Concessionary Bus Travel Act 2007
- Parliament of the United Kingdom
- Long title: An Act to make provision about travel concessions; and for connected purposes.
- Citation: 2007 c. 29
- Introduced by: Lord Davies Captain of the Yeomen of the Guard and Government Deputy Chief Whip, 27 November 2006
- Territorial extent: England and Wales

Dates
- Royal assent: 19 July 2007
- Commencement: For certain preliminary planning and guidance purposes: 17 October 2007. In full: 1 April 2008

Other legislation
- Amended by: Local Transport Act 2008; Local Democracy, Economic Development and Construction Act 2009;

Status: Partly in force

History of passage through Parliament

Text of statute as originally enacted

Revised text of statute as amended

= Concessionary Bus Travel Act 2007 =

Act of Parliament of the United Kingdom

The Concessionary Bus Travel Act 2007 is an act of the Parliament of the United Kingdom which entitles all people resident in England who are either disabled or over the age of 60 to free travel on local buses at off-peak times anywhere within England (transport being a devolved matter and therefore within the purview of the Scottish Parliament, Senedd and Northern Ireland Assembly); previously, free travel had only been available within the recipient's local authority area.

According to Age UK free bus travel is a life line enabling older people to maintain independence and get to local services, notably health care and shopping. Free bus travel combats social isolation and increases social inclusion allowing older people to stay in touch with their friends and families.

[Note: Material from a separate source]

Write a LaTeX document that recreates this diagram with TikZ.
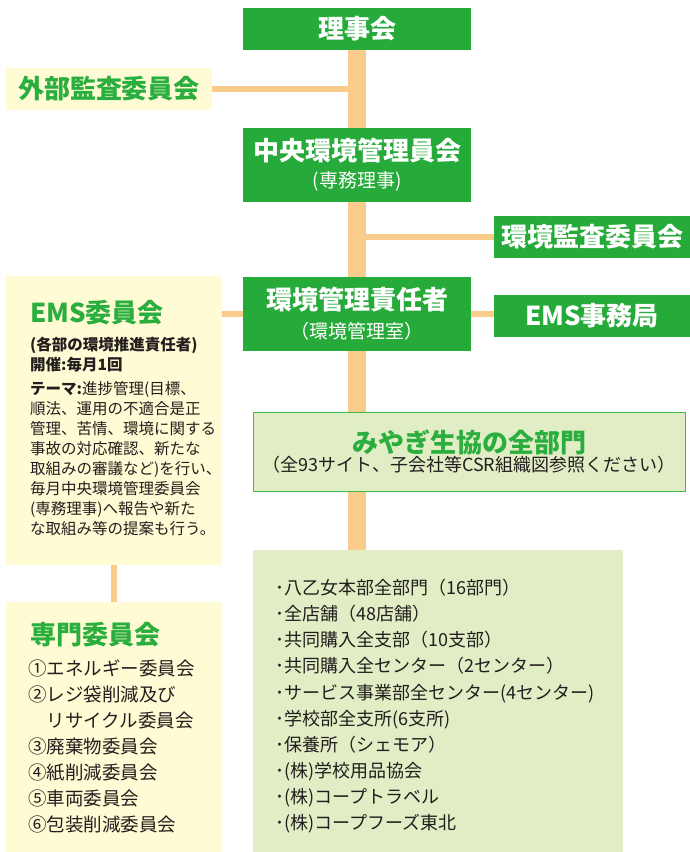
\documentclass[tikz,border=0pt]{standalone}
\usepackage{fontspec}
\setmainfont{Noto Sans CJK JP}
\usepackage{tikz}
\usetikzlibrary{positioning}
\definecolor{boxgreen}{RGB}{38,170,58}
\definecolor{titlegreen}{RGB}{42,174,62}
\definecolor{framegreen}{RGB}{70,185,80}
\definecolor{cream}{RGB}{255,251,212}
\definecolor{palegreen}{RGB}{225,237,197}
\definecolor{linkorange}{RGB}{250,204,140}
\definecolor{inkgray}{RGB}{35,30,30}

\begin{document}
\begin{tikzpicture}[x=1pt,y=-1pt,
        greenbox/.style={fill=boxgreen,text=white,align=center,inner sep=0pt,font=\bfseries\fontsize{26}{27}\selectfont},
        creambox/.style={fill=cream,inner sep=0pt},
        boxtitle/.style={text=titlegreen,inner sep=0pt,font=\bfseries\fontsize{26}{27}\selectfont},
        bodytext/.style={text=inkgray,align=left,inner sep=0pt},
        link/.style={draw=linkorange,line width=5.5pt},
        trunk/.style={draw=linkorange,line width=18pt}]
        \useasboundingbox (0,0) rectangle (690,852);
        \node[greenbox,minimum width=228pt,minimum height=42pt] (riji) at (357,29) {理事会};
        \node[creambox,boxtitle,minimum width=206pt,minimum height=42pt] (gaibu) at (109,89) {外部監査委員会};
        \node[greenbox,minimum width=228pt,minimum height=74pt] (chuo) at (357,165) {中央環境管理員会\\{\mdseries\fontsize{19}{20}\selectfont (専務理事)}};
        \node[greenbox,minimum width=196pt,minimum height=42pt] (kansa) at (592,237) {環境監査委員会};
        \node[greenbox,minimum width=228pt,minimum height=74pt] (sekinin) at (357,314) {環境管理責任者\\[2pt]{\mdseries\fontsize{19}{20}\selectfont （環境管理室）}};
        \node[greenbox,minimum width=196pt,minimum height=42pt] (jimu) at (592,316) {EMS事務局};
        \node[creambox,minimum width=216pt,minimum height=289pt] (emsiin) at (114,420.5) {};
        \node[boxtitle,anchor=west] (emsiintitle) at (30,313) {EMS委員会};
        \node[bodytext,anchor=north west,font=\fontsize{15.5}{20}\selectfont] (emsiinbody) at (30,337) {{\bfseries (各部の環境推進責任者)}\\
                {\bfseries 開催:毎月1回}\\[4pt]
                {\bfseries テーマ:}進捗管理(目標、\\
                順法、運用の不適合是正\\
                管理、苦情、環境に関する\\
                事故の対応確認、新たな\\
                取組みの審議など)を行い、\\
                毎月中央環境管理委員会\\
                (専務理事)へ報告や新た\\
                な取組み等の提案も行う。};
        \node[fill=palegreen,draw=framegreen,line width=1pt,align=center,inner sep=0pt,minimum width=432pt,minimum height=79pt] (miyagi) at (469,451.5) {{\color{titlegreen}\bfseries\fontsize{26}{31}\selectfont みやぎ生協の全部門}\\{\color{inkgray}\fontsize{18}{20}\selectfont （全93サイト、子会社等CSR組織図参照ください）}};
        \node[creambox,minimum width=216pt,minimum height=250pt] (senmon) at (114,727) {};
        \node[boxtitle,anchor=west] (senmontitle) at (30,635) {専門委員会};
        \node[bodytext,anchor=north west,font=\fontsize{18.5}{26}\selectfont] (senmonlist) at (28,660) {①エネルギー委員会\\
                ②レジ袋削減及び\\
                \hspace{1em}リサイクル委員会\\
                ③廃棄物委員会\\
                ④紙削減委員会\\
                ⑤車両委員会\\
                ⑥包装削減委員会};
        \node[fill=palegreen,inner sep=0pt,minimum width=370pt,minimum height=302pt] (bumon) at (438,701) {};
        \node[bodytext,anchor=north west,font=\fontsize{18}{26.1}\selectfont] (bumonlist) at (275,579) {･八乙女本部全部門（16部門）\\
                ･全店舗（48店舗）\\
                ･共同購入全支部（10支部）\\
                ･共同購入全センター（2センター）\\
                ･サービス事業部全センター(4センター)\\
                ･学校部全支所(6支所)\\
                ･保養所（シェモア）\\
                ･(株)学校用品協会\\
                ･(株)コープトラベル\\
                ･(株)コープフーズ東北};
        \draw[link] (gaibu.east) -- (gaibu.east -| riji.south);
        \draw[link] (kansa.west) -- (kansa.west -| chuo.south);
        \draw[link] (emsiin.east |- sekinin.west) -- (sekinin.west);
        \draw[link] (sekinin.east) -- (sekinin.east -| jimu.west);
        \draw[link] (emsiin.south) -- (senmon.north);
        \draw[trunk] (riji.south) -- (chuo.north);
        \draw[trunk] (chuo.south) -- (sekinin.north);
        \draw[trunk] (sekinin.south) -- (sekinin.south |- miyagi.north);
        \draw[trunk] (sekinin.south |- miyagi.south) -- (sekinin.south |- bumon.north);
\end{tikzpicture}
\end{document}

The act gives free bus travel to eligible individuals between 9.30am and 11pm on weekdays. Local authorities are able to offer further concessions beyond those offered nationwide.

==Funding==
Under the scheme, bus companies are compensated by local authorities for carrying passholders, and the authorities in turn receive funding from central Government to offset the cost, in the form of a special grant under s.88B of the Local Government Finance Act 1988, for which a total of £212 million has been allocated. This is distributed using a funding formula on the basis of four factors (eligible
population, bus patronage, overnight visitors and retail floor space), in the following proportions:

|  | Proportion |
|---|---|
| Eligible population | 5.1% |
| Bus patronage | 41% |
| Overnight visitors | 15.4% |
| Retail floor space | 38.5% |

The funding allocated by Government was criticised by some as inadequate, and some local authorities anticipate budget shortfalls as a result. The government defended its decision not to compensate local authorities on the basis of actual costs incurred on the grounds that "such an approach would mean that the central government would hold all the financial risks but have no commensurate control of how the risks are managed".

As of 2014 there is concern about funding for this service, government funding fell 39% from 2010 and local authorities are forced to pay for this at the expense of other services.

The local government spending squeeze means what is required by law is undeliverable unless county councils put in extra subsidy. Is it fair that a ratepayer is subsidising what government should be paying for in the first place?
— Leicestershire Conservative councillor responsible for transport, Peter Osborne

Rural bus services and less popular routes are being cut due to low funding and the Local Government Association plans to appeal to George Osborne, Chancellor of the Exchequer to reverse cuts and protect bus services under threat.

The concessionary fares scheme provides a lifeline for our most vulnerable residents to go shopping, pick up medication, attend doctor’s appointments or socialise with friends. However, it is now under real threat. Unless the Government commits to fully funding concessionary fares, elderly and disabled people will be left stranded with a free bus pass in one hand but no local buses to travel on in the other.
— Wakefield Local Government Area chair of the Economy and Transport Board, Councillor Peter Box

We know that bus services are vital for many older and disabled people. That is why the right to free travel is enshrined in law, and government provides funding to meet the cost of subsidising off peak travel for these groups. In addition, the Department for Transport provides funding to bus operators to help more services run and keep ticket prices down. The current level of this funding is protected until 2015/16
— Spokeswoman for the Department for Transport

==Passage through Parliament==

As is common for uncontroversial measures, the Bill was introduced in the House of Lords, where it received cross-party support. It received third reading from the Lords on 5 February 2006, and from the Commons on 28 June, with minor amendments, including one allowing the Government to make payments from public funds to fund the scheme, since money bills cannot be started in the Lords. These amendments were agreed to on 5 July, and the Bill received Royal Assent on 19 July. Under the commencement order, the Bill entered into force to allow the making of some regulations by the Secretary of State, and for some other preliminary purposes, on 17 October 2007, and in full on 1 April 2008.